[Excerpt from a dataset]
>>>

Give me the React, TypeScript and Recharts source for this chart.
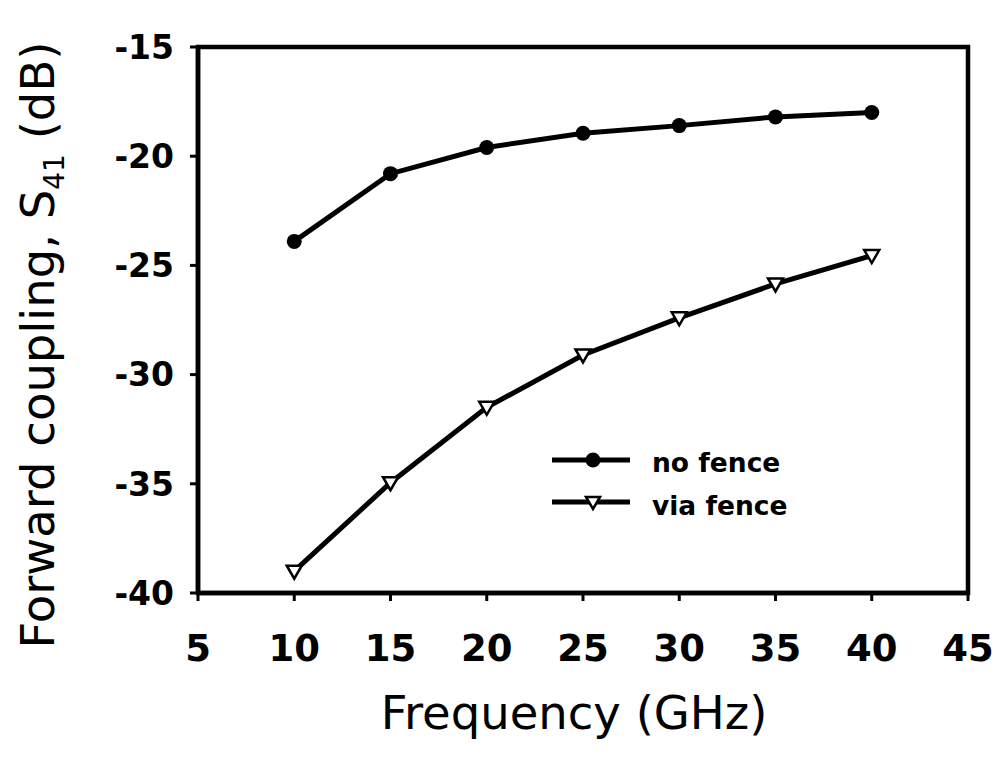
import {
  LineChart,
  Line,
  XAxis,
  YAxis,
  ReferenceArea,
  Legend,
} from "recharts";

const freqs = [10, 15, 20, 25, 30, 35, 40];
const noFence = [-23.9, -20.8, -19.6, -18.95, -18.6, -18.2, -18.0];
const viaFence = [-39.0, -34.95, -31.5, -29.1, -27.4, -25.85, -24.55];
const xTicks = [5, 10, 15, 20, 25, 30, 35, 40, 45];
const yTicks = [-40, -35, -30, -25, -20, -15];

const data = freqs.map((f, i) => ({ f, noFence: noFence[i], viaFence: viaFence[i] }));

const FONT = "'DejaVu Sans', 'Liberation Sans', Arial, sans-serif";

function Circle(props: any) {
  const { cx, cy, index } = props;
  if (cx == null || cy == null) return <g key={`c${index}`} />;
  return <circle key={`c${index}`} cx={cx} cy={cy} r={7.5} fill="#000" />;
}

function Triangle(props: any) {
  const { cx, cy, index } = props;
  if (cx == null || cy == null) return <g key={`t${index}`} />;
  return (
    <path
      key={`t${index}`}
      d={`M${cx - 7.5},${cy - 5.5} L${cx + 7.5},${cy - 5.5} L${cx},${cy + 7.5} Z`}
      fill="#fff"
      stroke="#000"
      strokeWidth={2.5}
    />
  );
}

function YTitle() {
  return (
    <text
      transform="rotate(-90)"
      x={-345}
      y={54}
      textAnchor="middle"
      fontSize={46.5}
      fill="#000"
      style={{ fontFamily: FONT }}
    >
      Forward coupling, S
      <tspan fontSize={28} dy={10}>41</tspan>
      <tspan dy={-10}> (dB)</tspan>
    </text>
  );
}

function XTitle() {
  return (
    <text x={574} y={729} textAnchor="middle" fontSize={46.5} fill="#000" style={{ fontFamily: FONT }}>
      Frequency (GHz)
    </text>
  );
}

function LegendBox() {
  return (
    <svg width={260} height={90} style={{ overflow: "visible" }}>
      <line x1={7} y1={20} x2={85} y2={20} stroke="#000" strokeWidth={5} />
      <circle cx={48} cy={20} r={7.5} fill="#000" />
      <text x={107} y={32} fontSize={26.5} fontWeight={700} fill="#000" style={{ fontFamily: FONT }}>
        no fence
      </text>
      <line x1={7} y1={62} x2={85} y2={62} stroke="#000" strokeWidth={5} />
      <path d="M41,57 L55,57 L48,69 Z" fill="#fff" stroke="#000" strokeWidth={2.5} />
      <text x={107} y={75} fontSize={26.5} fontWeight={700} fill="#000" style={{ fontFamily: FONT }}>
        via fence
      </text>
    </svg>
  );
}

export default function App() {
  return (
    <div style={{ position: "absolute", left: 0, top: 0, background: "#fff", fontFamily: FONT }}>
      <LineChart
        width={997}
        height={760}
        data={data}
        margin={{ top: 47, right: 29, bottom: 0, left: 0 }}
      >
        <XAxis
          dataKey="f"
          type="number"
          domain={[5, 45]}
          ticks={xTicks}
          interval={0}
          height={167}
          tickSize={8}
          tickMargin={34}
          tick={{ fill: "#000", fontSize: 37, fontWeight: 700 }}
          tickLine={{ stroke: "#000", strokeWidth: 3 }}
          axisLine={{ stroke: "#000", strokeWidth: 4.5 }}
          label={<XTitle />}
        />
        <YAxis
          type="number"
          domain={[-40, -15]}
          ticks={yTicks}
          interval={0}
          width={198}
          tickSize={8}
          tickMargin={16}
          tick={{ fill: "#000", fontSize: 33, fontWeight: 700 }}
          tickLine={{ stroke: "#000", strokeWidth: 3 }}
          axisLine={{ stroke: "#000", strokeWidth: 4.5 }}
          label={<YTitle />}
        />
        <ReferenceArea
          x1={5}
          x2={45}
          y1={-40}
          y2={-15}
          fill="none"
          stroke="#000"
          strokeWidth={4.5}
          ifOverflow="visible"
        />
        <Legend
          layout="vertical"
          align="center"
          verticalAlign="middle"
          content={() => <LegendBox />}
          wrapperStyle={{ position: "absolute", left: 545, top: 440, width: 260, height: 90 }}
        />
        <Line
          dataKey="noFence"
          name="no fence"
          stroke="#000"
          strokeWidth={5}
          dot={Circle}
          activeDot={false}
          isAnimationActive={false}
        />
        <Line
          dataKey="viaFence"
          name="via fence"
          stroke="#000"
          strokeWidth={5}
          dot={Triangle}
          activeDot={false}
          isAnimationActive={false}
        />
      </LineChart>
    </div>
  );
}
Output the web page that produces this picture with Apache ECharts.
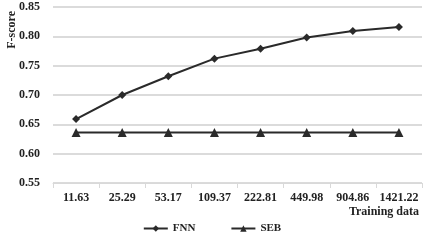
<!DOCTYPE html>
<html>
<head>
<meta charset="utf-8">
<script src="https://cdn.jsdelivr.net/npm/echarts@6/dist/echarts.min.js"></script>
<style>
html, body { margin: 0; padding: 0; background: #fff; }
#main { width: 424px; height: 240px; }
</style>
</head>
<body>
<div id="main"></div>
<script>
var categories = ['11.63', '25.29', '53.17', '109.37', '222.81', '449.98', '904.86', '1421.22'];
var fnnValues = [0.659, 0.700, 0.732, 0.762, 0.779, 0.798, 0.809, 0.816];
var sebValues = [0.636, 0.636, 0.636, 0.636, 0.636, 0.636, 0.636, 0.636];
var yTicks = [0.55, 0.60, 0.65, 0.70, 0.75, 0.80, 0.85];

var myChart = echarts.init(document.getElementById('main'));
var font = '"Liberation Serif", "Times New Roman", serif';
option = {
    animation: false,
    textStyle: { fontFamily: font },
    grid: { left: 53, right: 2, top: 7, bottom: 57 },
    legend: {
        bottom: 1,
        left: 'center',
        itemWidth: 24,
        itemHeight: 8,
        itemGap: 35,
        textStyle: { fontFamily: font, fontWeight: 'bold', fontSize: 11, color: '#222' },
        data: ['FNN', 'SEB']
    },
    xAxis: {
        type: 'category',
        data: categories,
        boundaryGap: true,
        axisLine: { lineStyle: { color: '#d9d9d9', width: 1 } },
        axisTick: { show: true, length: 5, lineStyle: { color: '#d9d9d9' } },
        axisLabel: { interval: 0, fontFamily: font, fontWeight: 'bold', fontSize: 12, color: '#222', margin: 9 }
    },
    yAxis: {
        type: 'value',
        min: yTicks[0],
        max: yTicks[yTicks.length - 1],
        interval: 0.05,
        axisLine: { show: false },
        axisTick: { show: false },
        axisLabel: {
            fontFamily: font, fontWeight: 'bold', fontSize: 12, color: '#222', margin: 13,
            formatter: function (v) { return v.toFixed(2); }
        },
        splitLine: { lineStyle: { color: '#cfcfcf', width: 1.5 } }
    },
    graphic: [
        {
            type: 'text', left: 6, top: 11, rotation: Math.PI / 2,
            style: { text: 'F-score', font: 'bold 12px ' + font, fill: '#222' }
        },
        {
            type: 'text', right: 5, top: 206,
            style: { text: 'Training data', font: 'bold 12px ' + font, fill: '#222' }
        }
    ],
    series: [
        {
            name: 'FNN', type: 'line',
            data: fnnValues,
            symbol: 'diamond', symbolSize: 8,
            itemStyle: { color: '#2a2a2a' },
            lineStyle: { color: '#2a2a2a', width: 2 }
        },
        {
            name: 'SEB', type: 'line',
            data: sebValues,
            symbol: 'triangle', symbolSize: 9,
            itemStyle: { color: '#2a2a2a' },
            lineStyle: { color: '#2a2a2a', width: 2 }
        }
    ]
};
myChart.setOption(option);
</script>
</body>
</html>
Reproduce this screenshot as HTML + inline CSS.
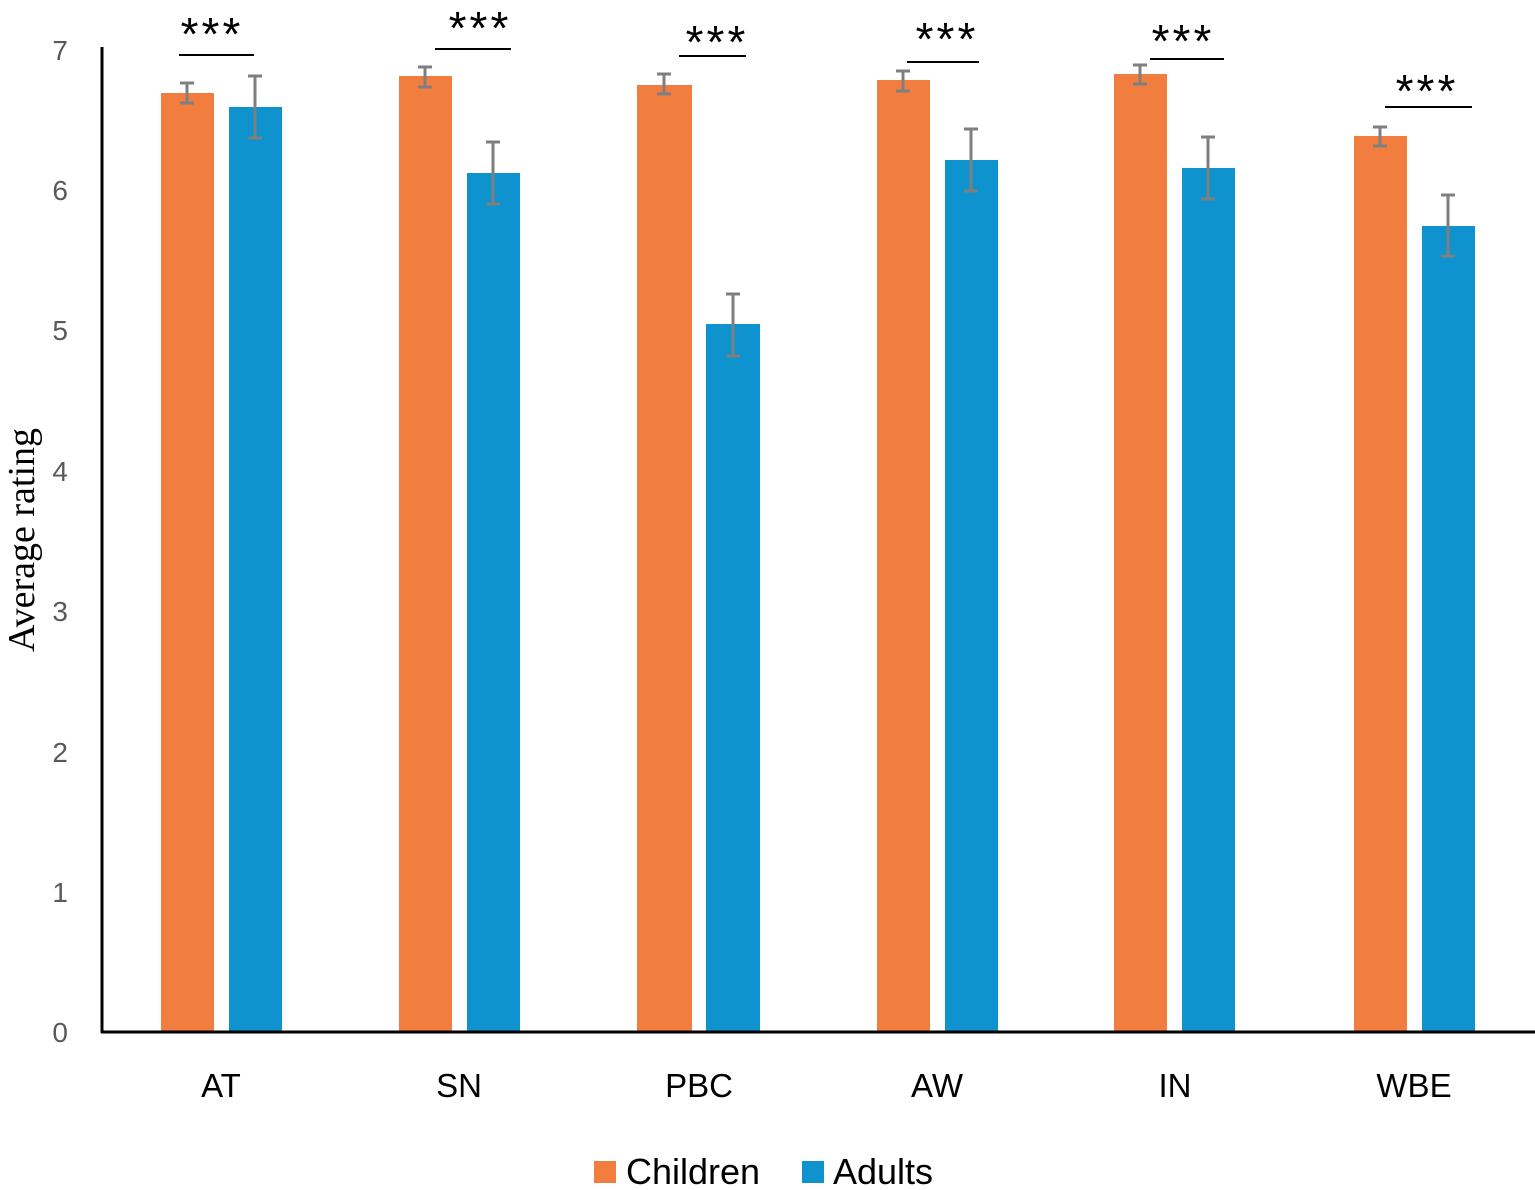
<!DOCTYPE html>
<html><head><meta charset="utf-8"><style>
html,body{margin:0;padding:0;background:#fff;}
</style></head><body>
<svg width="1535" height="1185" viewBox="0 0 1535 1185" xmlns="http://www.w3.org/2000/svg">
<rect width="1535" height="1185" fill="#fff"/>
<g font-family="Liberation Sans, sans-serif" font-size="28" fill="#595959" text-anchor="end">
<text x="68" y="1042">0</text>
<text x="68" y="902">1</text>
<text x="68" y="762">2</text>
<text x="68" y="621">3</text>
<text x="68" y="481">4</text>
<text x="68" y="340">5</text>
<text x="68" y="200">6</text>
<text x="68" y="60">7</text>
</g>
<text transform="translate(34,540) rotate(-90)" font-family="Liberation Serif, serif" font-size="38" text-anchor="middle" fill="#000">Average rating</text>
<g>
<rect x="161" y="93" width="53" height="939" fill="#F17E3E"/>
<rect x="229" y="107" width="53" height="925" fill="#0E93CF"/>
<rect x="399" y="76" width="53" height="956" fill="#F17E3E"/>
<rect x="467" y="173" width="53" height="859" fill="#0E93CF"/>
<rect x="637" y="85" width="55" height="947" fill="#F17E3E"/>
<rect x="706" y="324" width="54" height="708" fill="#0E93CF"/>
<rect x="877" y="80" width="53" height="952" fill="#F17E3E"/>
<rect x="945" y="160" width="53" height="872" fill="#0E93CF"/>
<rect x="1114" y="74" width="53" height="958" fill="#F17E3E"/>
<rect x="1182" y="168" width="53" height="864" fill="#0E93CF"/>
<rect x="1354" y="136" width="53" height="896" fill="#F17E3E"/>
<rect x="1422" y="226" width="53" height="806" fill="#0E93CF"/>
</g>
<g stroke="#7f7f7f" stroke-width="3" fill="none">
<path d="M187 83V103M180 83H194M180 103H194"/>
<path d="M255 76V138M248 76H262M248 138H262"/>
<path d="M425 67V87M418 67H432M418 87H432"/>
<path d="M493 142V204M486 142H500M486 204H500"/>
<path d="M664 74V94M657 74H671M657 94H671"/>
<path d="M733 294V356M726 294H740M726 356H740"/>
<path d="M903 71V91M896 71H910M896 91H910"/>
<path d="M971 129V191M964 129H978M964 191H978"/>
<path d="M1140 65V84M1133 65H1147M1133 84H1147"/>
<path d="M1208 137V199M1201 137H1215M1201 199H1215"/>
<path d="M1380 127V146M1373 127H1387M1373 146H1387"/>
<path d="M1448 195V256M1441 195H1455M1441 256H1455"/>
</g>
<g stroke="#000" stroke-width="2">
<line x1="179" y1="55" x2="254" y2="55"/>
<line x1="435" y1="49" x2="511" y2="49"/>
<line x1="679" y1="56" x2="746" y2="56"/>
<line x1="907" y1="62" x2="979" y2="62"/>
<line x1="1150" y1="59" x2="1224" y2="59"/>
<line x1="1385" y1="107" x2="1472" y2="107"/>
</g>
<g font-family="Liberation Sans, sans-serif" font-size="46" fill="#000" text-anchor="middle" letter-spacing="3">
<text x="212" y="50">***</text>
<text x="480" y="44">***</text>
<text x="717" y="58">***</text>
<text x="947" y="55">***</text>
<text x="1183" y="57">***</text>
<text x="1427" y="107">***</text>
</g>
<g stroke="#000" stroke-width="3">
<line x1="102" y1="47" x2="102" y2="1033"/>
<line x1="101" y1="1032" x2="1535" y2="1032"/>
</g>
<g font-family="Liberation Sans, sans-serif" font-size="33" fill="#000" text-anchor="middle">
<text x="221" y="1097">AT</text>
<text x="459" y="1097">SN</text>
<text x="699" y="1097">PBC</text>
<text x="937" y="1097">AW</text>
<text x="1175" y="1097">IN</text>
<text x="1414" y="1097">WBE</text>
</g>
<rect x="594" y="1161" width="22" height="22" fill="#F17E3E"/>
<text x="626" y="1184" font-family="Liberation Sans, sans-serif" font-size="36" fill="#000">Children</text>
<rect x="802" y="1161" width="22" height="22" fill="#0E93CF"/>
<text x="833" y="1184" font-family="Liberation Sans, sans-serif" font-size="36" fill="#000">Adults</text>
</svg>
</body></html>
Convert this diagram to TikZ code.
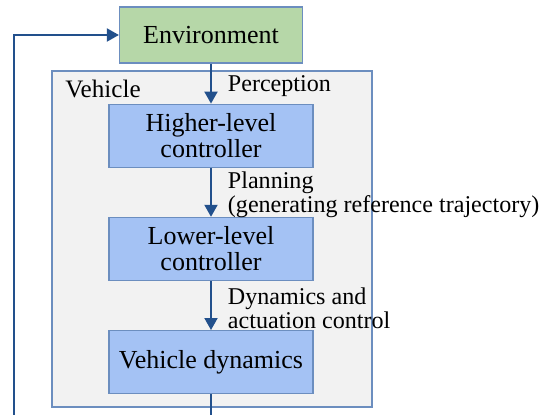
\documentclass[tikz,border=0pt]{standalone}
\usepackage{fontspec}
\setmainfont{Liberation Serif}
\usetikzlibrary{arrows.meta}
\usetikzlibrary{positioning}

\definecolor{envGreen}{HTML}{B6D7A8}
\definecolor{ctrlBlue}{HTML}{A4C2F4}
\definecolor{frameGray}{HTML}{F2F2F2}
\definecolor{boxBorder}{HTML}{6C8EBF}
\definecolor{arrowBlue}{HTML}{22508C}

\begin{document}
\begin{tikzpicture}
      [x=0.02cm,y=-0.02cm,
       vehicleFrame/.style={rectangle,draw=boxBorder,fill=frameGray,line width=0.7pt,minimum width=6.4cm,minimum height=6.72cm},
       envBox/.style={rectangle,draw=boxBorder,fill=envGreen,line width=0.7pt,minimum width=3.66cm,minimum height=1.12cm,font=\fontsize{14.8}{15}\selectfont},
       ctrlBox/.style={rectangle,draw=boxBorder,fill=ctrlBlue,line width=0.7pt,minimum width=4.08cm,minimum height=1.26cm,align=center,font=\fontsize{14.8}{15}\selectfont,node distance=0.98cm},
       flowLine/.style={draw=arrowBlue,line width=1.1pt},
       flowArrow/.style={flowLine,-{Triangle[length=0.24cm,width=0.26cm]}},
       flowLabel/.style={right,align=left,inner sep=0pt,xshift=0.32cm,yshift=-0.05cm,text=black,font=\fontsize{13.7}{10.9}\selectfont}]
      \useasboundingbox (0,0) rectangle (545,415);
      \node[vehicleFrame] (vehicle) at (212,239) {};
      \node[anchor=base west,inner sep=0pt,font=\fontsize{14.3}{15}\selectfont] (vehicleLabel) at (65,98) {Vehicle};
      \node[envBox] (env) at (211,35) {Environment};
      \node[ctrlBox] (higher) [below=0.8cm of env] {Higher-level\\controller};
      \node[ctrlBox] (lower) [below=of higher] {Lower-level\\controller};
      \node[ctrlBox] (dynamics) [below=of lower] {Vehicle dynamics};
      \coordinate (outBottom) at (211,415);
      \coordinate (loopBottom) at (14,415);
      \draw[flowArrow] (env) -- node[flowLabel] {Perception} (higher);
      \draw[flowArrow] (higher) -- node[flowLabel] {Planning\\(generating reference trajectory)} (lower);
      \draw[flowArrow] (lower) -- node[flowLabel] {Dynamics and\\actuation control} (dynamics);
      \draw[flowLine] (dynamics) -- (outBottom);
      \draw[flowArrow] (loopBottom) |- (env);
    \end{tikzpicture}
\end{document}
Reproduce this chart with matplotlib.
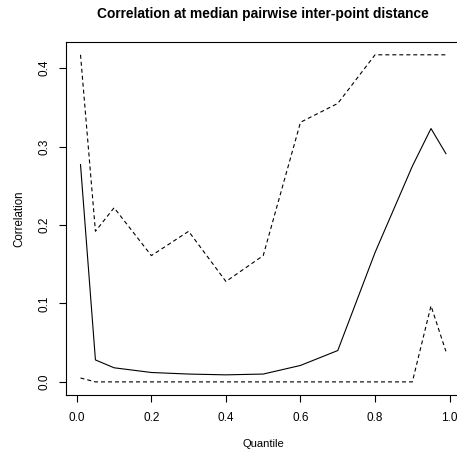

<<<

#### THE PROBLEM
From the listing above, copy every line that includes the word "this".

#### EXERCISE SOLUTION
Give me the React, TypeScript and Recharts source for this chart.
Output the web page that produces this picture with Apache ECharts.
Reproduce this screenshot as HTML + inline CSS.
Convert this diagram to TikZ code.
Reproduce this chart with matplotlib.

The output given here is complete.